The call is coming from inside Dr. House
Grimey Drawer

TheAnomaly posted:

Detlaff is the final boss of Blood and Wine, the second expansion for the witcher. It was after they had seen how players tended to play the game, after they'd had time to re-invent the combat trees, redo movement in the game, redo some of Geralts attack animations, and fix the vast majority of the bugs. Also after they had already done Witcher 2, so they had quite a bit of experience making encounters using that particular style of combat. Comparing a boss at release in the core of Cyberpunk 2077 is more than a bit disingenuous.
Compare the Smasher fight to any boss encounter in W3 and it is just absolutely, objectively worse than any of them. Took me under 15 or 10 seconds to beat him, literally. He died so fast I thought it the entire encounter was bugged, until I beat him during the other endings. I mean, I really, really, really don't want to do it, but I think I could get to Smasher at 30 and still beat him in the same amount of time, because after 25 every single thing in the game just dies near instantly.

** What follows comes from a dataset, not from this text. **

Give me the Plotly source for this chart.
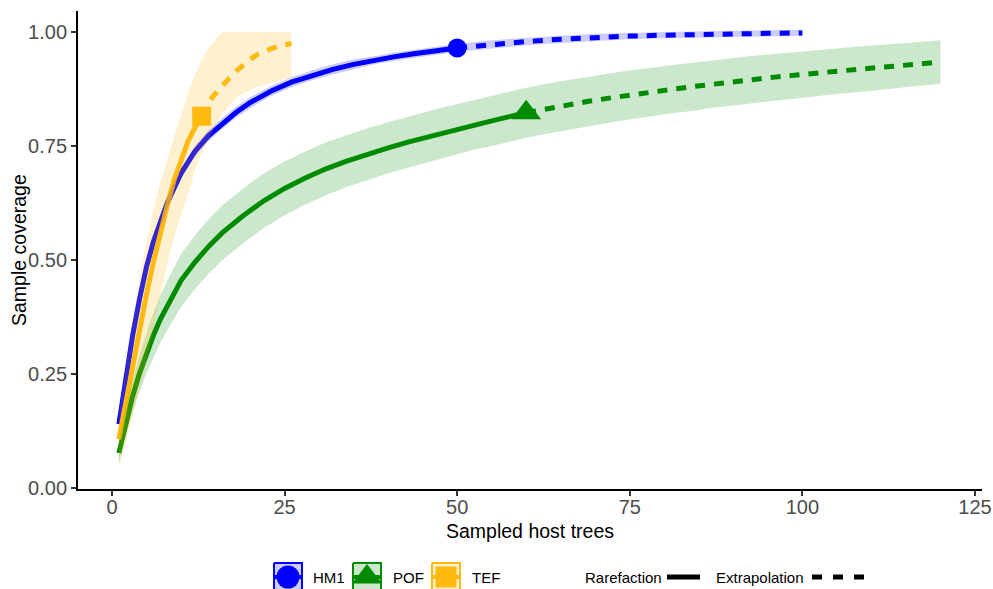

Again, I don't want to test this because Jesus Christ, God, no, not another playthrough of this poo poo until its fixed -- but I'm guessing its the same experience at 20, 25, 30 or 50.

And you're saying the company with the years of experience creating bosses and encounters from W3, suddenly needs to relearn all those mistakes they supposedly learned half a decade ago? Because now the game is in first person? C'mon, man. It was just rushed the gently caress out and not tested or playtested properly.